NAPA, Calif. (KTVU) - Ever since the terror attacks of 9-11 the Coast Guard has stepped up its activity to protect San Francisco Bay.
1,445 container ships docked at the port of Oakland last year, making it the fifth busiest sea port in the U.S.
While customs agents inspect cargo, the Coast Guard is looking for something more serious. And that's why they rely on specially trained bomb-sniffing dogs.
"These are explosive detection K-9s so we want to have the ability to handle any kind of threat we encounter offshore and away from the port environment," said Coast Guard Petty Officer Chris Hartman.
While the dogs are highly trained, they're not used to flying, especially in a helicopter.

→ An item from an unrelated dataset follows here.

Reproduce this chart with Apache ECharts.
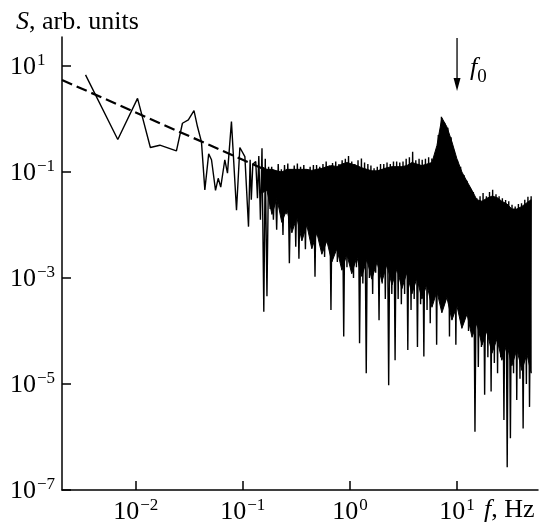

Three K-9's worked with a CHP chopper at the Napa airport recently, including 18 month old Ricky, a Belgian Malinois who's never been hoisted into a chopper before.
Petty Officer Jordan Brosowski is Ricky's human partner.
"It just makes it that much more difficult to complete the hoist when you have a 60 pound dog that's freaking out."
The idea is to get Ricky and the other K-9's used to the wind and noise from a chopper so they can safely be hoisted and sent to a ship outside the Golden Gate.
If a ship is carrying explosives, the goal is to keep the danger at sea instead of allowing a potential terrorist attack to happen under a bridge or in port.
Ricky is fitted with goggles and ear protection and attached to the steel cable that will carry him and his human companion 75 feet into the air.
CHP crewman Ben Schmidt is the hoist operator. He stands on the chopper's skid and keeps a close eye on both human and dog to make sure nothing goes wrong.
"I'm looking at the dog. Make sure everything's good. If I see something I don't like we'll just abort the mission."
Ricky's first hoist goes well... with Jordan Brosowoski gently stroking him on the way up.
"I was petting his back half and his neck and his face was right next to my face and I was just telling him good boy and letting him know everything was going to be OK."
Perhaps the trickiest part is getting the animal over the chopper's skid where a leg can get tangled or where the dog might lash out.
"Some dogs are very aggressive and they might try to bite my leg for example," Schmidt told KTVU. "You can see on the hoist the dog's mouth is about an inch from my leg."
But that didn't happen.
All three dogs passed their check rides with flying colors.
Brosowski says his wife wanted him to call after the flight to make sure everything was OK, not necessarily with him but the dog.
"She's more worried about Ricky. I've done stuff like this for years and years, but this was his first time. So she was definitely more worried about him," said Brosowski.
Ricky and the other dogs will continue their training every six months, making sure the ships that come into the bay are safe to do so.